В первой половине 1930-х годов Грэм много общался со своими соотечественниками, особенно был дружен с Николаем Васильевым и Давидом Бурлюком. В дневниковых записях Д. и М. Бурлюков 1932–1935 гг. Грэм (в их транскрипции – Грахам) фигурирует постоянно. 16 января 1933 года, например, отмечено, что «Грахам капризно желает получить из нашей библиотеки «Литературное наследство», присланное из СССР. Грахам – чудак. Получив моего издательства книги – вырывает их содержание, оставляя фото первых футуристов – вклеивая в хрестоматию русских поэтов на английском языке». В конце 1930-х годов, по свидетельству друзей, Грэм превратил свою квартиру на Гринвич авеню в подобие русской избы с иконостасом, фотографиями своей семьи, Распутина и последнего императора Николая II. Он приглашал друзей на русский чай, во время которого беседовал с ними о своем прошлом.

В начале 1940-х годов русская тема, практически отсутствовавшая в его творчестве 1920–1930-х годов, пришла и в его живопись. В годы Второй мировой войны он создал «солдатскую» серию, безусловно, связанную с его личными воспоминаниями о Первой мировой войне и корреспондирующую с известным циклом М. Ларионова. Начавшись с изображений стоящих на посту русских солдат, она разрослась в своеобразную портретную галерею. В работе над ними чаще всего Грэм использовал несколько фотографий (хранятся в AAA): групповую фотографию его однополчан, отмечающих Рождество, фото молодого Николая II в военной форме и фото самого 18-летнего художника в форме выпускника Императорского николаевского лицея. Работы опять разнородны по стилистике. В примитивистских живописных композициях с плоскостными фонами, активными цветовыми контрастами, укрупненными лицами с акцентированными бровями и залихватски закрученными усами (несколько вариантов «Портрета солдата Павловского полка», 1942 и 1943 гг., частные собрания; «Два солдата», ок. 1942, частное собрание), в тщательно проработанных рисунках («Портрет солдата.

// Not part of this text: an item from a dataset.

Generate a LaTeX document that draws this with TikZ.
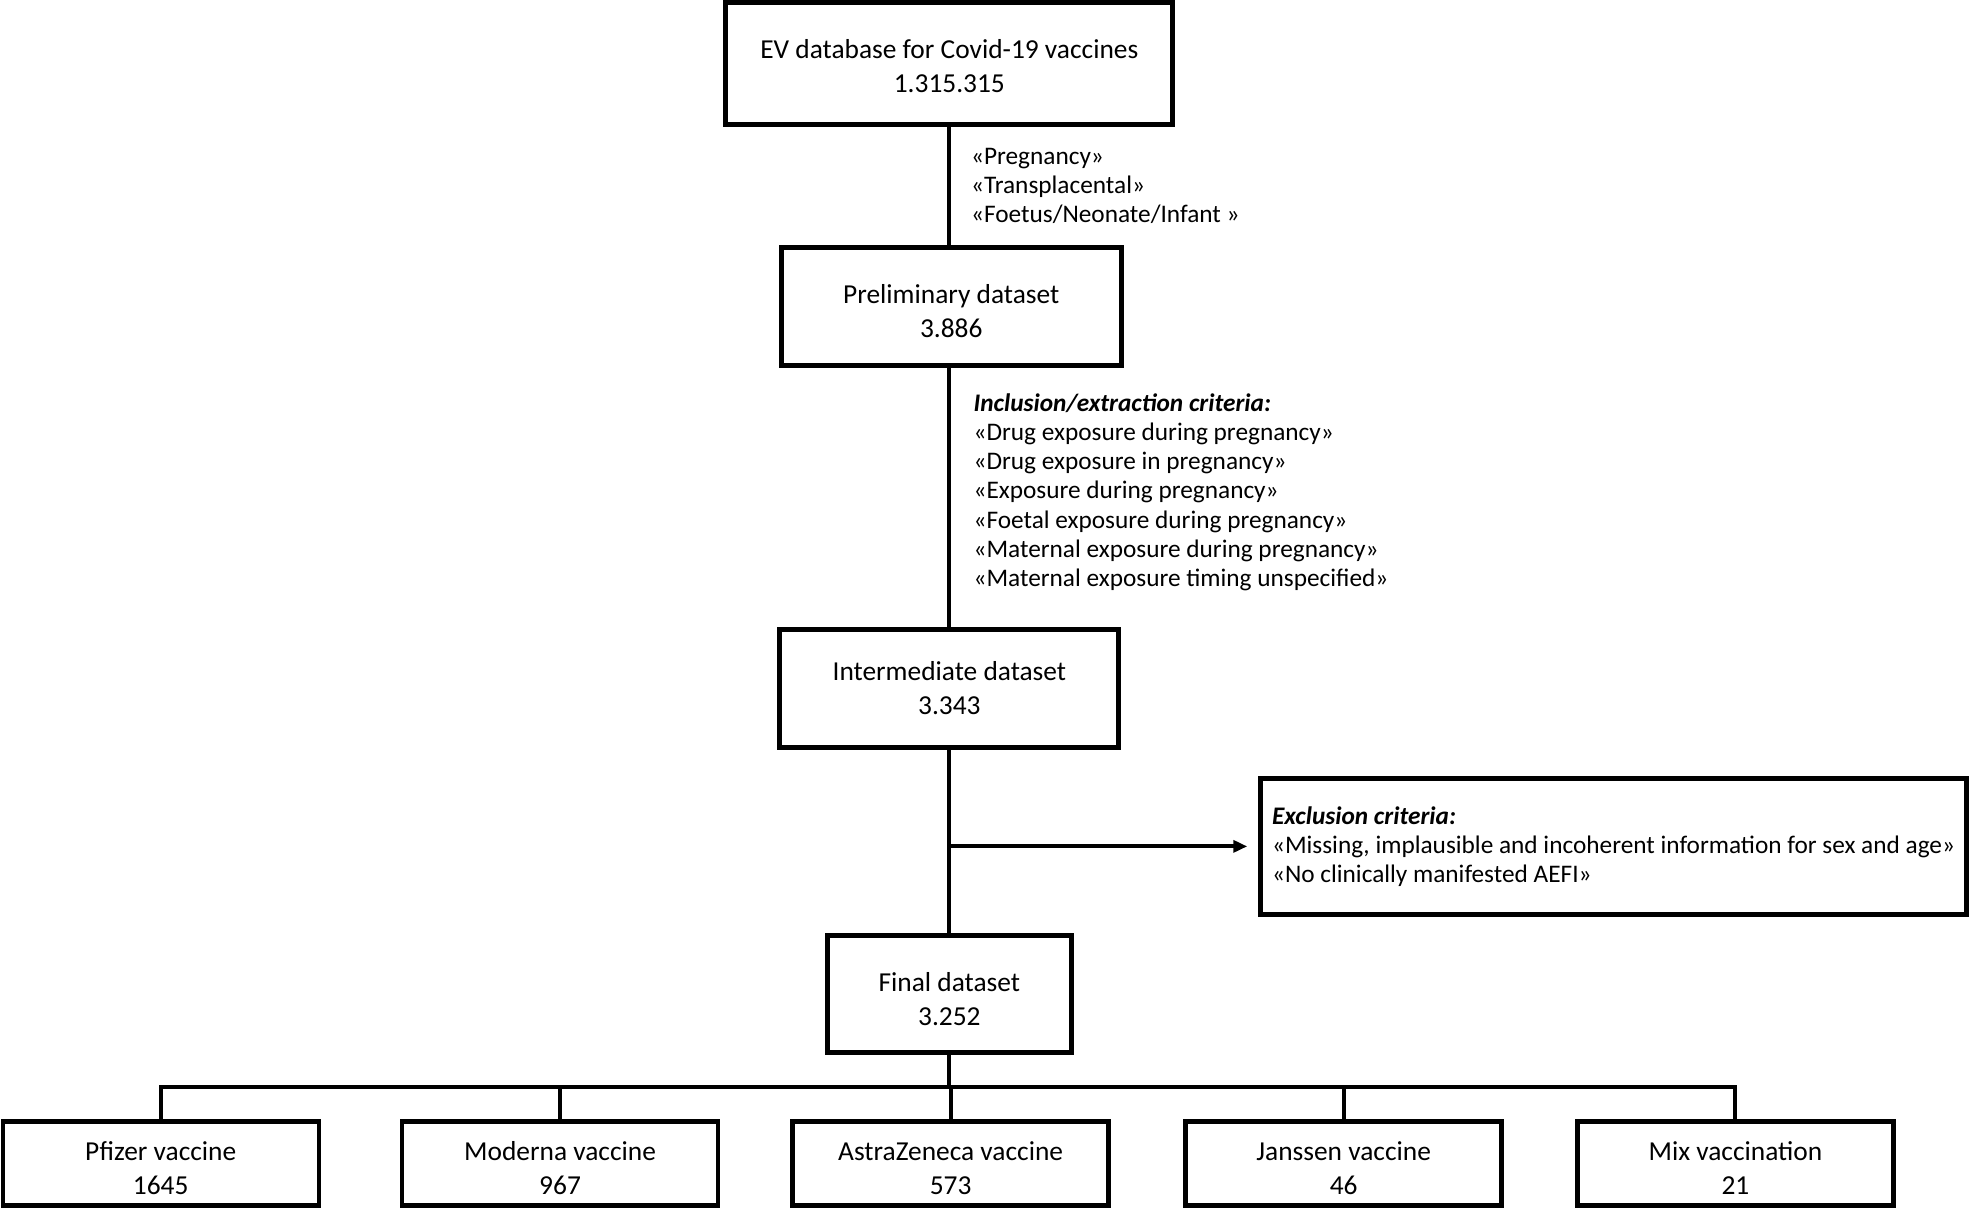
\documentclass[tikz,border=0pt]{standalone}
\usepackage{fontspec}
\setmainfont{Carlito}
\usetikzlibrary{positioning, arrows.meta}
\newcommand{\tstrut}{\rule{0pt}{14.4pt}}

\begin{document}
\begin{tikzpicture}[x=0.6279pt, y=-0.6279pt,
  box/.style={draw, line width=2.4pt, align=center, inner sep=0pt, font=\fontsize{13.7}{17}\selectfont},
  crit/.style={align=left, inner sep=0pt, font=\fontsize{12.65}{14.6}\selectfont},
  link/.style={line width=2pt}]

  \useasboundingbox (0,0) rectangle (1568,963);

  \node[box, minimum width=223.5pt, minimum height=61pt] (Ev) at (756,50.5) {\rule{0pt}{12pt}EV database for Covid-19 vaccines\\1.315.315};
  \node[box, minimum width=170pt, minimum height=59pt] (Pre) at (757.5,244) {\tstrut Preliminary dataset\\3.886};
  \node[box, minimum width=169.5pt, minimum height=59pt] (Int) at (756,548) {Intermediate dataset\\3.343};
  \node[box, minimum width=122pt, minimum height=58.4pt] (Fin) at (756,791.5) {\tstrut Final dataset\\3.252};
  \node[draw, line width=2.4pt, crit, minimum width=353pt, minimum height=67.8pt] (Exc) at (1285,674)
    {\textbf{\textit{Exclusion criteria:}}\\«Missing, implausible and incoherent information for sex and age»\\«No clinically manifested AEFI»};

  \node[crit, anchor=west] (Pt) at (773,148) {«Pregnancy»\\«Transplacental»\\«Foetus/Neonate/Infant »};
  \node[crit, anchor=west] (Ic) at (775,392) {\textbf{\textit{Inclusion/extraction criteria:}}\\«Drug exposure during pregnancy»\\«Drug exposure in pregnancy»\\«Exposure during pregnancy»\\«Foetal exposure during pregnancy»\\«Maternal exposure during pregnancy»\\«Maternal exposure timing unspecified»};

  \foreach \x/\nm/\txt/\num in {128/Pf/Pfizer vaccine/1645, 446/Mo/Moderna vaccine/967,
      757/Az/AstraZeneca vaccine/573, 1070/Ja/Janssen vaccine/46, 1382/Mx/Mix vaccination/21}
    \node[box, line width=2.2pt, minimum width=158pt, minimum height=42pt] (\nm) at (\x,926.5) {\tstrut\txt\\\num};

  \coordinate (bus) at (756,866);

  \draw[link] (Ev.south) -- (Ev.south |- Pre.north);
  \draw[link] (Pre.south -| Ev.south) -- (Ev.south |- Int.north);
  \draw[link] (Int.south) -- (Fin.north);
  \draw[link, -{Triangle[length=7pt,width=6pt]}, shorten >=5.5pt] (Int.south |- Exc.west) -- (Exc.west);
  \draw[link] (Fin.south) -- (bus);
  \draw[link] (Pf.north) |- (Mx.north |- bus) -- (Mx.north);
  \foreach \nm in {Mo, Az, Ja}
    \draw[link] (\nm.north) -- (\nm.north |- bus);

\end{tikzpicture}
\end{document}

Эскиз для «Снайпера»», 1943, Allan Stone Gallery, Нью-Йорк), в драматических автопортретах воссоздано ностальгически-романтическое ощущение событий почти тридцатилетней давности. В них нет ларионовского гротескного обыгрывания мотива, нет «памяти вывесочного жанра», но замечательно передано напряженно-встревоженное состояние человека, находящегося на пороге очередного поворота судьбы («Офицер. Автопортрет», ок. 1941–1942, частное собрание).

Одновременно с солдатской серией появилось несколько картин, в которых Грэм в духе книжных экспериментов русских футуристов использовал надписи. В «Русском натюрморте» (1942, Yale University Art Gallery, New Haven) – хитроумно разбросанные по полю холста поверх почти беспредметной композиции печатные буквы, которые то складываются в слова («я накатал», «солдат», «хам»), то рассыпаются на составляющие («я закат – ал»); в картине «Без названия. Кровавый пот художника» (ок. 1943, Allan Stone Gallery, Нью-Йорк) – начало «Херувимной песни» («иже херувимы»), буквы славянской азбуки («како, люди, мыслете») прописаны красной краской на грубо и примитивно прорисованной силуэтной женской фигуре. Подобные игры со словом и изображением он постоянно проводил в своих записных книжках, дневниках, иллюстрационных работах. Однако на сей раз это было своеобразное окончательное прощание с прошлым.